American political scientist

Krista Eileen Wiegand (born February 19, 1971) is an American political scientist. She is a full professor and Head of the School of Social Sciences at Monash University in Melbourne, Australia.

==Early life and education==
Wiegand was born on February 19, 1971, in Miami, Florida. She earned her Bachelor of Arts degree and first Master's degree from the American University School of International Service. From there, she enrolled at Duke University for her second master's degree and PhD.

After graduating from the American University School of International Service, Wiegand travelled to Beirut with her Lebanese-American friends where she learned about the Lebanese Civil War. As a result, she chose to write her master's thesis on this topic. The following summer, she returned to Lebanon to continue her research but her friends were detained by Hezbollah for "helping an American." She stated that she was "grilled for several hours about America’s involvement with Israel." Afterward, she was recruited by the CIA for a job in covert operations, which she declined.

==Career==
Wiegand is a specialist in international relations, focusing on international and civil conflict, conflict resolution, and Indo-Pacific security. She is an expert on territorial and maritime disputes, particularly the disputes in the South China Sea, East China Sea, and the Sea of Japan, and a specialist in maritime international law. She was a Professor and Director of the Center for National Security and Foreign Affairs at the Howard H. Baker School of Public Policy and Public Affairs, until June 2026.

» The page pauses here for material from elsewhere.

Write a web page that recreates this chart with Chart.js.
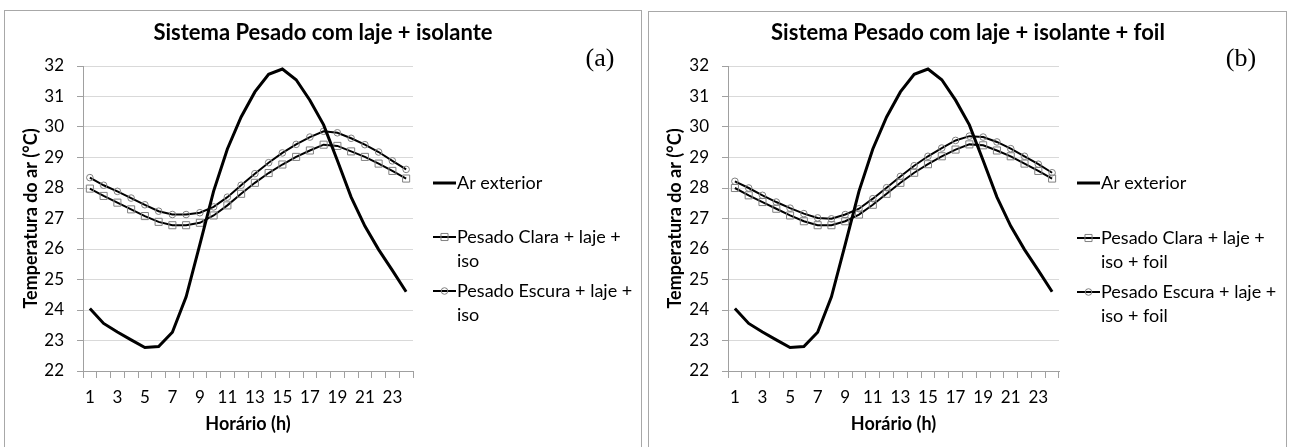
<!DOCTYPE html>
<html>
<head>
<meta charset="utf-8">
<script src="https://cdn.jsdelivr.net/npm/chart.js"></script>
<style>
  html, body { margin: 0; padding: 0; background: #fff; width: 1291px; height: 447px; overflow: hidden; }
  .box { position: absolute; border: 1px solid #a8a8a8; border-bottom: none; background: #fff; }
  canvas { display: block; }
</style>
</head>
<body>
<div class="box" id="boxA" style="left:4px; top:10px; width:636px; height:440px;"><canvas id="chartA" width="636" height="436"></canvas></div>
<div class="box" id="boxB" style="left:648px; top:11px; width:637px; height:440px;"><canvas id="chartB" width="637" height="435"></canvas></div>
<script>
// ---- data ----
const hours = [1,2,3,4,5,6,7,8,9,10,11,12,13,14,15,16,17,18,19,20,21,22,23,24];
const yTicks = [22,23,24,25,26,27,28,29,30,31,32];

const arExteriorA = [24.05,23.56,23.28,23.02,22.77,22.80,23.27,24.43,26.15,27.90,29.28,30.33,31.15,31.73,31.90,31.55,30.88,30.07,28.90,27.70,26.75,25.98,25.30,24.60];
const claraA  = [27.98,27.74,27.52,27.30,27.08,26.89,26.78,26.78,26.86,27.10,27.43,27.81,28.17,28.49,28.77,29.02,29.23,29.42,29.38,29.20,29.02,28.80,28.56,28.31];
const escuraA = [28.34,28.09,27.89,27.67,27.45,27.24,27.13,27.13,27.19,27.38,27.70,28.09,28.47,28.83,29.15,29.43,29.67,29.86,29.81,29.63,29.42,29.18,28.89,28.61];

const arExteriorB = [24.05,23.56,23.28,23.02,22.77,22.80,23.27,24.43,26.15,27.90,29.28,30.33,31.15,31.73,31.90,31.55,30.88,30.07,28.90,27.70,26.75,25.98,25.30,24.60];
const claraB  = [28.00,27.76,27.54,27.32,27.10,26.91,26.78,26.78,26.91,27.13,27.45,27.81,28.17,28.50,28.78,29.04,29.26,29.43,29.40,29.23,29.04,28.80,28.56,28.31];
const escuraB = [28.22,28.00,27.76,27.54,27.34,27.16,27.02,26.99,27.13,27.32,27.65,28.01,28.38,28.73,29.04,29.31,29.56,29.70,29.67,29.51,29.29,29.04,28.78,28.50];

const titleA = 'Sistema Pesado com laje + isolante';
const titleB = 'Sistema Pesado com laje + isolante + foil';
const legendA = [['Ar exterior'], ['Pesado Clara + laje +', 'iso'], ['Pesado Escura + laje +', 'iso']];
const legendB = [['Ar exterior'], ['Pesado Clara + laje +', 'iso + foil'], ['Pesado Escura + laje +', 'iso + foil']];
const xTitle = 'Horário (h)';
const yTitle = 'Temperatura do ar (°C)';

const FONT = 'Lato, "Open Sans", sans-serif';

function drawMarker(ctx, style, x, y, r) {
  ctx.save();
  ctx.strokeStyle = '#808080';
  ctx.lineWidth = 1;
  ctx.beginPath();
  if (style === 'rect') {
    const s = r * Math.SQRT1_2;
    ctx.rect(x - s, y - s, 2 * s, 2 * s);
  } else if (style === 'circle') {
    ctx.arc(x, y, r, 0, Math.PI * 2);
  }
  ctx.stroke();
  ctx.restore();
}

const decor = {
  id: 'decor',
  afterDraw(chart, args, o) {
    const ctx = chart.ctx, ca = chart.chartArea;
    ctx.save();
    ctx.fillStyle = '#000';
    ctx.textAlign = 'center';
    ctx.textBaseline = 'middle';
    ctx.font = 'bold 22px ' + FONT;
    ctx.fillText(o.title, o.titleX, o.titleY);
    ctx.font = 'bold 18px ' + FONT;
    ctx.fillText(xTitle, (ca.left + ca.right) / 2, o.xTitleY);
    ctx.save();
    ctx.translate(o.yTitleX, (ca.top + ca.bottom) / 2);
    ctx.rotate(-Math.PI / 2);
    ctx.fillText(yTitle, 0, 0);
    ctx.restore();
    ctx.font = '26px "Liberation Serif", serif';
    ctx.fillText(o.tag, o.tagX, o.tagY);
    // legend
    ctx.textAlign = 'left';
    ctx.font = '18px ' + FONT;
    chart.data.datasets.forEach((ds, i) => {
      const y = o.legendY[i];
      ctx.strokeStyle = ds.borderColor;
      ctx.lineWidth = ds.borderWidth;
      ctx.beginPath();
      ctx.moveTo(o.legendX, y);
      ctx.lineTo(o.legendX + 23, y);
      ctx.stroke();
      if (ds.pointRadius > 0) drawMarker(ctx, ds.pointStyle, o.legendX + 11.5, y, ds.pointRadius);
      o.legend[i].forEach((line, k) => {
        ctx.fillStyle = '#000';
        ctx.fillText(line, o.legendX + 24, y + k * 24);
      });
    });
    ctx.restore();
  }
};

function makeChart(id, ar, clara, escura, o) {
  const canvas = document.getElementById(id);
  const W = canvas.width, H = canvas.height;
  return new Chart(canvas, {
    type: 'line',
    data: {
      labels: hours,
      datasets: [
        { label: 'Ar exterior', data: ar, borderColor: '#000', borderWidth: 3, pointRadius: 0, pointHoverRadius: 0, tension: 0, fill: false },
        { label: 'Pesado Clara', data: clara, borderColor: '#000', borderWidth: 2, pointStyle: 'rect', pointRadius: 5,
          pointBorderColor: '#808080', pointBackgroundColor: 'rgba(255,255,255,0)', pointBorderWidth: 1, tension: 0, fill: false },
        { label: 'Pesado Escura', data: escura, borderColor: '#000', borderWidth: 2, pointStyle: 'circle', pointRadius: 3.3,
          pointBorderColor: '#808080', pointBackgroundColor: 'rgba(255,255,255,0)', pointBorderWidth: 1, tension: 0, fill: false }
      ]
    },
    options: {
      responsive: false,
      animation: false,
      devicePixelRatio: 1,
      events: [],
      layout: { padding: { left: 0, top: o.plotTop, right: W - o.plotRight, bottom: 0 } },
      plugins: { legend: { display: false }, tooltip: { enabled: false }, title: { display: false }, decor: o },
      scales: {
        x: {
          type: 'category',
          offset: true,
          grid: { display: true, offset: true, drawOnChartArea: false, drawTicks: true, tickLength: 7, color: '#a0a0a0', lineWidth: 1 },
          border: { display: true, color: '#a0a0a0', width: 1 },
          ticks: {
            autoSkip: false, maxRotation: 0, minRotation: 0, padding: 9, color: '#000',
            font: { family: FONT, size: 17 },
            callback: function (v, i) { return i % 2 === 0 ? String(hours[i]) : ''; }
          },
          afterFit: s => { s.height = H - o.plotBottom; }
        },
        y: {
          min: 22, max: 32,
          afterBuildTicks: s => { s.ticks = yTicks.map(v => ({ value: v })); },
          grid: { color: '#d9d9d9', lineWidth: 1, drawTicks: true, tickLength: 6, tickColor: '#a0a0a0' },
          border: { display: true, color: '#a0a0a0', width: 1 },
          ticks: { padding: 13, color: '#000', font: { family: FONT, size: 17 } },
          afterFit: s => { s.width = o.plotLeft; }
        }
      }
    },
    plugins: [decor]
  });
}

makeChart('chartA', arExteriorA, claraA, escuraA, {
  plotLeft: 78, plotTop: 55, plotBottom: 360, plotRight: 408,
  title: titleA, titleX: 318, titleY: 22, xTitleY: 413, yTitleX: 26,
  tag: '(a)', tagX: 595, tagY: 48,
  legend: legendA, legendX: 428, legendY: [172, 226, 280]
});
makeChart('chartB', arExteriorB, claraB, escuraB, {
  plotLeft: 79, plotTop: 54, plotBottom: 359, plotRight: 410,
  title: titleB, titleX: 319, titleY: 21, xTitleY: 412, yTitleX: 26,
  tag: '(b)', tagX: 592, tagY: 47,
  legend: legendB, legendX: 428, legendY: [171, 226, 280]
});
</script>
</body>
</html>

Wiegand joined the faculty at Georgia Southern University (GSU) in 2005 as an assistant professor in their Department of Political Science and served as Director of the Honors Program in Political Science. She stayed at GSU for nine years before accepting a position at the University of Tennessee (UT).

Upon joining the faculty at UT, Wiegand became an associate professor of Political Science and Director of the Global Security Program at the Howard H. Baker Jr. Center for Public Policy. As Director of the Center for National Security and Foreign Affairs since 2023, Wiegand directed multiple government-funded grants, conducts policy-relevant research on international conflict, organized and hosted a series of events and workshops, and worked with faculty fellows and affiliates across multiple disciplines and partner institutions at UTK, across the US, and in Japan.

Wiegand started her current position as Head of the School of Social Sciences at Monash University in July 2026. In this role, she oversees four sections: Politics & International Relations; Criminology; Sociology, Gender Studies & Behavioural Studies; and Human Geography, Anthropology & Development Studies. She is a Professor in Politics & International Relations in the School of Social Sciences at Monash University.

In 2015, Wiegand taught for the Semester at Sea program. In 2017, Wiegand accepted a Fulbright senior scholarship which sent her to the Philippines for research purposes for five months. Two years later, she was appointed the Co-Editor-in-Chief of the journal International Studies Quarterly, flagship journal of the International Studies Association, with Brandon Prins from 2019 until the end of 2023. In 2025, Wiegand served as a Fulbright Specialist at Don Mariano Marcos Memorial State University in La Union, Philippines working with faculty, staff, and students on governance, conflict management, and the role of academic institutions in strengthening local resilience.

==Selected publications==
The following is a list of selected publications

- The Peaceful Resolution of Territorial and Maritime Disputes (2023)
- Enduring Territorial Disputes: Strategies of Bargaining, Coercive Diplomacy, and Settlement (2011)
- Bombs and Ballots: Governance by Islamic Terrorist and Guerrilla Groups (2010)

==Personal life==
Wiegand and her husband Michael L. Jordan have one child together.